**EXTRACTED MATERIAL:**
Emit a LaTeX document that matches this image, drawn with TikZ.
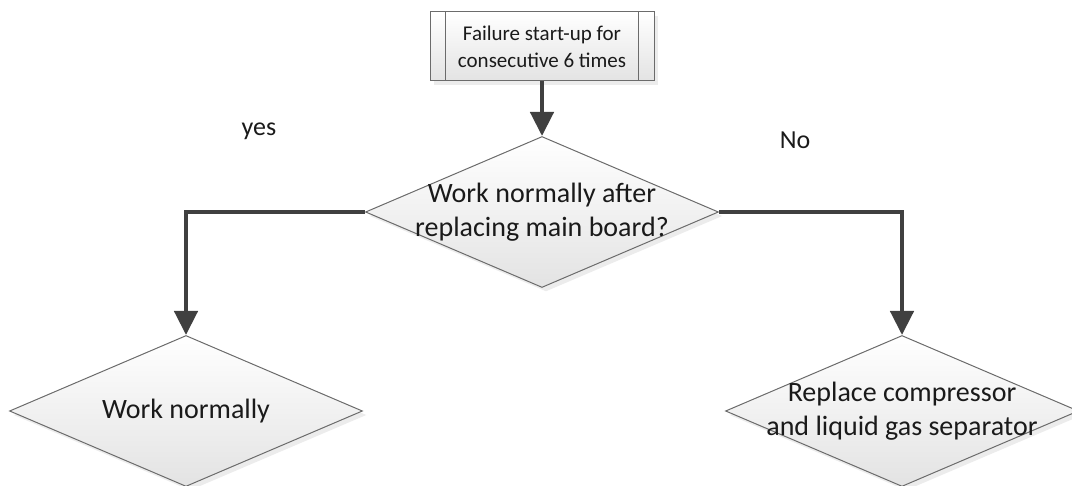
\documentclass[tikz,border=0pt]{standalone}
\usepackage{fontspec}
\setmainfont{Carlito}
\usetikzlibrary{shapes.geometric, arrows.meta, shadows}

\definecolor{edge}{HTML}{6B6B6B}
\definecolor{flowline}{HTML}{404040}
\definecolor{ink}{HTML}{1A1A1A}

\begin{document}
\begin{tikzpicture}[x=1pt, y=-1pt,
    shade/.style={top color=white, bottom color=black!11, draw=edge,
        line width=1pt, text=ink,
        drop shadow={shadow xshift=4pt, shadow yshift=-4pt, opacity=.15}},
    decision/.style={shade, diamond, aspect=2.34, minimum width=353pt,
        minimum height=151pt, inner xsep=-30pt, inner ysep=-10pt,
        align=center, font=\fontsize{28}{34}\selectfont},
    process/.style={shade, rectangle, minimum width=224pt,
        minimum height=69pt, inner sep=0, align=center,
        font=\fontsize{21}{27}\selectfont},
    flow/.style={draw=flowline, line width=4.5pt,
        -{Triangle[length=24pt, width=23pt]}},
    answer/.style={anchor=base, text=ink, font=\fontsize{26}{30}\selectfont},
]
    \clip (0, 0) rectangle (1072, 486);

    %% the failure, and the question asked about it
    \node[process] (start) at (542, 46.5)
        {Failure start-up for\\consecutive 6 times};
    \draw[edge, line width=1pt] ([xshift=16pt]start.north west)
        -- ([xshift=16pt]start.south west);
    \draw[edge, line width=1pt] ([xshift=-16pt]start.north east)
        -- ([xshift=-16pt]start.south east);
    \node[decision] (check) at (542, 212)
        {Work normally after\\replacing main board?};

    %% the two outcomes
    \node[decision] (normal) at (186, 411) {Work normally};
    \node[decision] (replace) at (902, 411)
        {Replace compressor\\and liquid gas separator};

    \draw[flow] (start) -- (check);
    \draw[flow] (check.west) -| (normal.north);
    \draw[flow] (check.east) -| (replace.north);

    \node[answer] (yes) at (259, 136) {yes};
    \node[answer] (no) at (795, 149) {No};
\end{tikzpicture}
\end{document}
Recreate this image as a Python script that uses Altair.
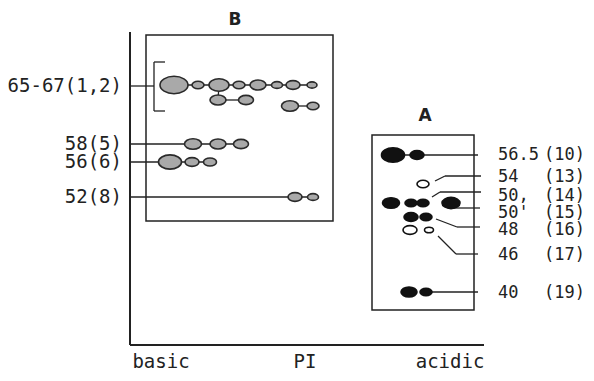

**WHAT THE TASK REQUIRES:**
Give the lines again word for word, from the start of the records to the line holding "compressor\\and liquid gas", both included, and leave out any picture.

**RESULT OF THE TASK:**
Emit a LaTeX document that matches this image, drawn with TikZ.
\documentclass[tikz,border=0pt]{standalone}
\usepackage{fontspec}
\setmainfont{Carlito}
\usetikzlibrary{shapes.geometric, arrows.meta, shadows}

\definecolor{edge}{HTML}{6B6B6B}
\definecolor{flowline}{HTML}{404040}
\definecolor{ink}{HTML}{1A1A1A}

\begin{document}
\begin{tikzpicture}[x=1pt, y=-1pt,
    shade/.style={top color=white, bottom color=black!11, draw=edge,
        line width=1pt, text=ink,
        drop shadow={shadow xshift=4pt, shadow yshift=-4pt, opacity=.15}},
    decision/.style={shade, diamond, aspect=2.34, minimum width=353pt,
        minimum height=151pt, inner xsep=-30pt, inner ysep=-10pt,
        align=center, font=\fontsize{28}{34}\selectfont},
    process/.style={shade, rectangle, minimum width=224pt,
        minimum height=69pt, inner sep=0, align=center,
        font=\fontsize{21}{27}\selectfont},
    flow/.style={draw=flowline, line width=4.5pt,
        -{Triangle[length=24pt, width=23pt]}},
    answer/.style={anchor=base, text=ink, font=\fontsize{26}{30}\selectfont},
]
    \clip (0, 0) rectangle (1072, 486);

    %% the failure, and the question asked about it
    \node[process] (start) at (542, 46.5)
        {Failure start-up for\\consecutive 6 times};
    \draw[edge, line width=1pt] ([xshift=16pt]start.north west)
        -- ([xshift=16pt]start.south west);
    \draw[edge, line width=1pt] ([xshift=-16pt]start.north east)
        -- ([xshift=-16pt]start.south east);
    \node[decision] (check) at (542, 212)
        {Work normally after\\replacing main board?};

    %% the two outcomes
    \node[decision] (normal) at (186, 411) {Work normally};
    \node[decision] (replace) at (902, 411)
        {Replace compressor\\and liquid gas separator};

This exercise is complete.